Note 1:       This subsection is a civil penalty provision (see section 305).

 
The Fair Work Commission is a Commonwealth authority for the purposes of the Statutory Declarations Act 1959 and the use of a Commonwealth Statutory Declaration under that act is stipulated here.
 
On 22 July 2014 the Sydney Morning Herald published this report.
 

TWU loses Labor Party influence as membership rort is caught

Date
July 22, 2014

A powerful right-wing union currently under investigation by the royal commission into union corruption has had its formal influence in the Labor Party slashed after it was caught grossly inflating its membership numbers.

The Transport Workers Union has been forced to write down by more than half the number of members it claims in NSW, the branch from where the union draws much of its influence and nearly half its national members.

The admission follows reports in Fairfax Media last December that revealed the TWU rorting as part of an investigative series into union slush funds.

Labor sources said the TWU was now claiming just 17,800 members in NSW; it had previously told Labor it had more than 38,000 members.

That will mean at next week’s NSW state Labor conference the TWU will have just 23 delegates, down from 43 last time. There are 429 union delegates in total. Under ALP rules, delegates at the state conferences elect key committees including the powerful party administrative committees, and the public office selection committees that play a key role in choosing candidates for Parliament. Unions control half the delegates.

A senior Labor source confirmed the TWU had been forced to fess up to the rort and as a result there would be a factional realignment within the right of the party with the conservative shop assistants union likely to benefit while the left will also pick up some delegates.

A TWU spokesman said it had ''amended'' its affiliation to NSW Labor ''in line with a clarification of party requirements''. It confirmed it would have just 23 delegates but declined to comment further on why it had inflated its membership numbers so dramatically.

The NSW ALP right has been dogged  by corruption with the royal commission looking at activities of the Health Services Union and TWU in particular.

The TWU is the power base of present and past factional powerbrokers such as ALP vice-president Tony Sheldon, Senator Stephen Conroy, former senator and party official Mark Arbib and former NSW minister and party operative John Della Bosca.

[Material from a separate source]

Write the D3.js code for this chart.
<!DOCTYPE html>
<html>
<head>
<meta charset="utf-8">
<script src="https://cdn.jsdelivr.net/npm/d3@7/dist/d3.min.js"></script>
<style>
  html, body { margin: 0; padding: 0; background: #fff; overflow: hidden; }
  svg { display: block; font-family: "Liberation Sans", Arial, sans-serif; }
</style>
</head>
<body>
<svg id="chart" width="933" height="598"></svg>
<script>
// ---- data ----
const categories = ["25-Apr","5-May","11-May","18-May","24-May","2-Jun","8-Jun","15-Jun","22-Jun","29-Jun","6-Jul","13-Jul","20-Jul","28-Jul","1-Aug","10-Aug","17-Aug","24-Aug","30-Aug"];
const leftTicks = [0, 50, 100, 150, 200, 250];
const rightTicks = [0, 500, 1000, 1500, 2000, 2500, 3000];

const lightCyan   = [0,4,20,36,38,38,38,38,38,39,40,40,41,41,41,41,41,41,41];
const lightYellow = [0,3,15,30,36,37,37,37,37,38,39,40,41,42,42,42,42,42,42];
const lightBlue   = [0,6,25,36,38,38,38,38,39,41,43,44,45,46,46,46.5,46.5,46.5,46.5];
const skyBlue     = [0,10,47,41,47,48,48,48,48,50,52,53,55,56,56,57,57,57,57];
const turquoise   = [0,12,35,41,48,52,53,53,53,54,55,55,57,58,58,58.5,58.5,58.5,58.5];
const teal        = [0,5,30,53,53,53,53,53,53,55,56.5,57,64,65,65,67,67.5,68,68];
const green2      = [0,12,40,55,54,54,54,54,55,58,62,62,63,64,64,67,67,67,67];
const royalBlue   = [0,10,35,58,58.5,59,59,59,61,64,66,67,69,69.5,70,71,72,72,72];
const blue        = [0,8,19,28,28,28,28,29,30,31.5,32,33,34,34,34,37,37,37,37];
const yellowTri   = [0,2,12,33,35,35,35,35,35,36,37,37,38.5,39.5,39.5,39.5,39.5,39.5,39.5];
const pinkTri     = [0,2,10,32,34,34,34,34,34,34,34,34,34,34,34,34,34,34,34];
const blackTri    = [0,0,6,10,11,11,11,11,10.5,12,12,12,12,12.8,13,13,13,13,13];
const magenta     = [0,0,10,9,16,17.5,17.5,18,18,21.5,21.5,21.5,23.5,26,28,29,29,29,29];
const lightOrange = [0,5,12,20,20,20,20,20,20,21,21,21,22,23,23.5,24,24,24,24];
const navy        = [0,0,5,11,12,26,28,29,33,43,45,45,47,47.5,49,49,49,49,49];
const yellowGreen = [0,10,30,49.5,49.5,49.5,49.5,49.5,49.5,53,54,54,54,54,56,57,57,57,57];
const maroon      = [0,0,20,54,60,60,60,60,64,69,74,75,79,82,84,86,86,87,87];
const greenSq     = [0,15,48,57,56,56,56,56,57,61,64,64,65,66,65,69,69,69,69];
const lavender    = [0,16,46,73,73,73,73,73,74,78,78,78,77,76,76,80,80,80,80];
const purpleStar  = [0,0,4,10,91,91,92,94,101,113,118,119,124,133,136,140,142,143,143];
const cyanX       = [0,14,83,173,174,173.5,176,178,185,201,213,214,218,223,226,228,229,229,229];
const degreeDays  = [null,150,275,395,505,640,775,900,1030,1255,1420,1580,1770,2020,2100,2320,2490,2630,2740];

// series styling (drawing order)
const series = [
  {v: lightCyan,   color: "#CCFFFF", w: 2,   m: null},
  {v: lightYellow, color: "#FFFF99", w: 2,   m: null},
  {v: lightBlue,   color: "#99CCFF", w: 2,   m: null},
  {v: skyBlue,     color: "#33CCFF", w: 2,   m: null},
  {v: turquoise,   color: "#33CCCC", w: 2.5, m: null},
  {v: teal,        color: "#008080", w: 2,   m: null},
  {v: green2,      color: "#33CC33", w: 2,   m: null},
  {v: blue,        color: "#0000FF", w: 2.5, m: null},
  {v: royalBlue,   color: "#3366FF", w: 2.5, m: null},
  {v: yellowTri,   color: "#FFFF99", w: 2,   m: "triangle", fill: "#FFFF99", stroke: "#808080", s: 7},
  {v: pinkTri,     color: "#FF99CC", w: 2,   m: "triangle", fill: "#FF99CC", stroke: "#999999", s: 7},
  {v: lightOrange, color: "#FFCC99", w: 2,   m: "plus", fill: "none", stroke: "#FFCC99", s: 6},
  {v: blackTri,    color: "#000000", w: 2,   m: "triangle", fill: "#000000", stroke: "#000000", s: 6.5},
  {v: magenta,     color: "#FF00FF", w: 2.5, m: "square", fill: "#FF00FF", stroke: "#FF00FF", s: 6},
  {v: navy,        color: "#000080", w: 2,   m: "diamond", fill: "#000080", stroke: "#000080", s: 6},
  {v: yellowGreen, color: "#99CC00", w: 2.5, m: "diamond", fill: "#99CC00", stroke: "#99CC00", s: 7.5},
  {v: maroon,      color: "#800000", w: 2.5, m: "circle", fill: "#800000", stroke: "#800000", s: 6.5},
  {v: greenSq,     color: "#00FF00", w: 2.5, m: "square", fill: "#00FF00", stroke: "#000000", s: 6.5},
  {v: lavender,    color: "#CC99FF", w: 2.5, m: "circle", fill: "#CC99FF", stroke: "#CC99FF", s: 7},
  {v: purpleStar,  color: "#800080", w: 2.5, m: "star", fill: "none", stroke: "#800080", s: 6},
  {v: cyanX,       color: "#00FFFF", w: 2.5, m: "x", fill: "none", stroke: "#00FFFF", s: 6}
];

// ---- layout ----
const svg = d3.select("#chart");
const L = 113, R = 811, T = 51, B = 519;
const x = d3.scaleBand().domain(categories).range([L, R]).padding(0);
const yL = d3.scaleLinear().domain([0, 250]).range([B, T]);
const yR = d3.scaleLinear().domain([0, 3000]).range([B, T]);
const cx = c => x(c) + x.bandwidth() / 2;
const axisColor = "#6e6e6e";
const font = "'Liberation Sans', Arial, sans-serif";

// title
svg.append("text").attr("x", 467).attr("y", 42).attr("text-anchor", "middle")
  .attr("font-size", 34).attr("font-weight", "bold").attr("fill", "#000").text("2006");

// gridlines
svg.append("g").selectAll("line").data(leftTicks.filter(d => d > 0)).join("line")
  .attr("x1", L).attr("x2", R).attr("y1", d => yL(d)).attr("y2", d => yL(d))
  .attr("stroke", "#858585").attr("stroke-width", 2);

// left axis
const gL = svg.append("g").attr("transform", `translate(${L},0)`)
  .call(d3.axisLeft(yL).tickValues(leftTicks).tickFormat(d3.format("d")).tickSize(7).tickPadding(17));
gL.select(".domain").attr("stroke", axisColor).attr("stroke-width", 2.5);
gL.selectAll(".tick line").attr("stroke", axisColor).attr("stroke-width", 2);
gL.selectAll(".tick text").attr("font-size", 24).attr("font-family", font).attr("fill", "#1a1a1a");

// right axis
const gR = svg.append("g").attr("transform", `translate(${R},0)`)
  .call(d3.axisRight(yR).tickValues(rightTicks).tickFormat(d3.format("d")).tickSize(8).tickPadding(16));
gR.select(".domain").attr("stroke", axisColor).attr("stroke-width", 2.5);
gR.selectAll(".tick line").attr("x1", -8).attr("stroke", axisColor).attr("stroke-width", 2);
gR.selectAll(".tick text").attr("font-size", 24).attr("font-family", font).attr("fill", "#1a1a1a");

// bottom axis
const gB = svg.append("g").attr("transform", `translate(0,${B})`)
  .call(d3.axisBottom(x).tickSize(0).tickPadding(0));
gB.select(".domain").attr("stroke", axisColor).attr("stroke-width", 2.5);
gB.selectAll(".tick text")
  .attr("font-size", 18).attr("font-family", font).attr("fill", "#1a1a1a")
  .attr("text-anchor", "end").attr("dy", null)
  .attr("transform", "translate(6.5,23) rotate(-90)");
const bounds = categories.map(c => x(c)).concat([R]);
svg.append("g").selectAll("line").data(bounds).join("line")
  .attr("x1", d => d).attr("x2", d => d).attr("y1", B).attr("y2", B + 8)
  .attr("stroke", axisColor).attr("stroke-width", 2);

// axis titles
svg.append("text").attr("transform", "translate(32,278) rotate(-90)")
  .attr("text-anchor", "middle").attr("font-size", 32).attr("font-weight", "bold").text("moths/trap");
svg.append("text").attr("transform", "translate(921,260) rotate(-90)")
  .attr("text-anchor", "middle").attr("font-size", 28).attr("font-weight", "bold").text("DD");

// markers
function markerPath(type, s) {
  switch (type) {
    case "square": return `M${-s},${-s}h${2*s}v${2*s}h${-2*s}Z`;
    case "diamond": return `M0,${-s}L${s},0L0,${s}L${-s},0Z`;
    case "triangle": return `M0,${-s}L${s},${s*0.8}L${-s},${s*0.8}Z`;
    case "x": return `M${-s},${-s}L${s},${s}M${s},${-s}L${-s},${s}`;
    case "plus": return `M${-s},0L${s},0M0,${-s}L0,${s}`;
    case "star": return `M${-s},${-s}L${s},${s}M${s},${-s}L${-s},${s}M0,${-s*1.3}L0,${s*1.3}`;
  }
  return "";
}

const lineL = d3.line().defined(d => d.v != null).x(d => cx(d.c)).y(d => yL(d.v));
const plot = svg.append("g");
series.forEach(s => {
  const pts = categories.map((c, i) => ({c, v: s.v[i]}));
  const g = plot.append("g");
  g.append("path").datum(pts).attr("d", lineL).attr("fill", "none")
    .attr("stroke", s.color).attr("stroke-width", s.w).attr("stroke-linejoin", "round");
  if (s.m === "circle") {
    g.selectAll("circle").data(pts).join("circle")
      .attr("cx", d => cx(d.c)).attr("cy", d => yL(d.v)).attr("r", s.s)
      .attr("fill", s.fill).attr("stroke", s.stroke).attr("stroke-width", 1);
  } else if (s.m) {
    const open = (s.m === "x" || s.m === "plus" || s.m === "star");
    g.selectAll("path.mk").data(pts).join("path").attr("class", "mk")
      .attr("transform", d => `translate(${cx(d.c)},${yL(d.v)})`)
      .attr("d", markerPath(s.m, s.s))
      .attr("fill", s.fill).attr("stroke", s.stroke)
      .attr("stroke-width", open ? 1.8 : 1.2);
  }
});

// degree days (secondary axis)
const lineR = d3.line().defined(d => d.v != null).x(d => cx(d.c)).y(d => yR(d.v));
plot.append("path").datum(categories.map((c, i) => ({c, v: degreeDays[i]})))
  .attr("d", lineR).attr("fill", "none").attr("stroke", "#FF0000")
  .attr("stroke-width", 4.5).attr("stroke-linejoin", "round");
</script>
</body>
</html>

Fairfax Media’s reporting also revealed the involvement of the TWU’s national and NSW branches in a $500,000 takeover of its own Queensland branch in 2010. The elaborate campaign was partly paid for by a secretive slush fund, with staff and funds supplied by jailed HSU leader Michael Williamson and staff members from the offices of Labor MPs including federal opposition frontbencher David Feeney.

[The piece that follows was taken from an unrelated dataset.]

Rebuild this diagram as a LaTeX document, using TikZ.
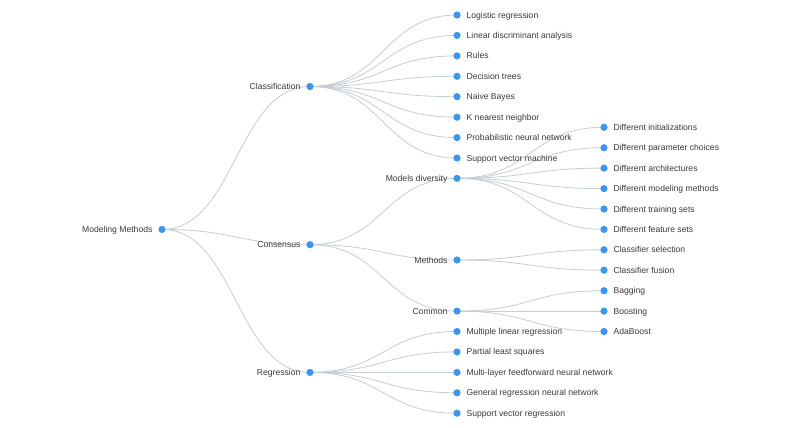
\documentclass[tikz,border=0pt]{standalone}
\usepackage{fontspec}
\setmainfont{Liberation Sans}
\usetikzlibrary{backgrounds}
\definecolor{dotblue}{HTML}{3B96EC}
\definecolor{linkgray}{HTML}{C5CDD5}
\definecolor{txt}{HTML}{3A3A3A}
\tikzset{
  dot/.style={circle, fill=dotblue, inner sep=0pt, minimum size=7.2pt},
  lbl/.style={inner sep=0pt, text height=6.1pt, text depth=0pt, text=txt, font=\fontsize{8.6pt}{10pt}\selectfont},
  leaf/.style={dot, label={[lbl, label distance=5.6pt]right:#1}},
  inner/.style={dot, label={[lbl, label distance=5.6pt]left:#1}},
  link/.style={draw=linkgray, line width=0.8pt},
}
\newcommand{\lnk}[2]{\draw[link] (#1.center) .. controls ([xshift=73.5pt]#1.center) and ([xshift=-73.5pt]#2.center) .. (#2.center);}
\begin{document}
\begin{tikzpicture}[x=1pt,y=-1pt]
\useasboundingbox (0,0) rectangle (800,428);
% nodes
\node[inner=Modeling Methods] (root) at (162,229.4) {};
\node[inner=Classification] (cls) at (310,86.5) {};
\node[inner=Consensus] (con) at (310,244.7) {};
\node[inner=Regression] (reg) at (310,372.4) {};
\node[leaf=Logistic regression] (c1) at (457,15.0) {};
\node[leaf=Linear discriminant analysis] (c2) at (457,35.4) {};
\node[leaf=Rules] (c3) at (457,55.9) {};
\node[leaf=Decision trees] (c4) at (457,76.3) {};
\node[leaf=Naive Bayes] (c5) at (457,96.7) {};
\node[leaf=K nearest neighbor] (c6) at (457,117.2) {};
\node[leaf=Probabilistic neural network] (c7) at (457,137.6) {};
\node[leaf=Support vector machine] (c8) at (457,158.0) {};
\node[inner=Models diversity] (md) at (457,178.35) {};
\node[inner=Methods] (meth) at (457,260.0) {};
\node[inner=Common] (com) at (457,311.1) {};
\node[leaf=Different initializations] (m1) at (604,127.3) {};
\node[leaf=Different parameter choices] (m2) at (604,147.7) {};
\node[leaf=Different architectures] (m3) at (604,168.1) {};
\node[leaf=Different modeling methods] (m4) at (604,188.6) {};
\node[leaf=Different training sets] (m5) at (604,209.0) {};
\node[leaf=Different feature sets] (m6) at (604,229.4) {};
\node[leaf=Classifier selection] (t1) at (604,249.8) {};
\node[leaf=Classifier fusion] (t2) at (604,270.2) {};
\node[leaf=Bagging] (o1) at (604,290.7) {};
\node[leaf=Boosting] (o2) at (604,311.1) {};
\node[leaf=AdaBoost] (o3) at (604,331.5) {};
\node[leaf=Multiple linear regression] (r1) at (457,331.5) {};
\node[leaf=Partial least squares] (r2) at (457,351.9) {};
\node[leaf=Multi-layer feedforward neural network] (r3) at (457,372.4) {};
\node[leaf=General regression neural network] (r4) at (457,392.8) {};
\node[leaf=Support vector regression] (r5) at (457,413.2) {};
% links (behind)
\begin{scope}[on background layer]
\fill[white] (0,0) rectangle (800,428);
\lnk{root}{cls}\lnk{root}{con}\lnk{root}{reg}
\foreach \c in {c1,c2,c3,c4,c5,c6,c7,c8} {\lnk{cls}{\c}}
\lnk{con}{md}\lnk{con}{meth}\lnk{con}{com}
\foreach \c in {m1,m2,m3,m4,m5,m6} {\lnk{md}{\c}}
\lnk{meth}{t1}\lnk{meth}{t2}
\lnk{com}{o1}\lnk{com}{o2}\lnk{com}{o3}
\foreach \c in {r1,r2,r3,r4,r5} {\lnk{reg}{\c}}
\end{scope}
\end{tikzpicture}
\end{document}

Mr Sheldon has sought to deflect attention away from the investigation into his union saying the commission has misrepresented facts around its  superannuation scheme. He has also won an apology from Employment Minister Eric Abetz for misrepresenting the union’s role in a slush fund it operates.

 

To summarise, on 24 March 2014 FORNO declared under the provisions of Section 230 of the Fair Work Act the number of members in the TWU of Australia NSW Branch was 43,835.   On 22 July 2014 a "TWU Spokesman" had "amended" its affiliation and the full SMH report states the actual number of members was 17,300.

Perhaps you might let us know if the AFP is investigating the matter.   I will treat this letter to you as an open communication which I propose to publish.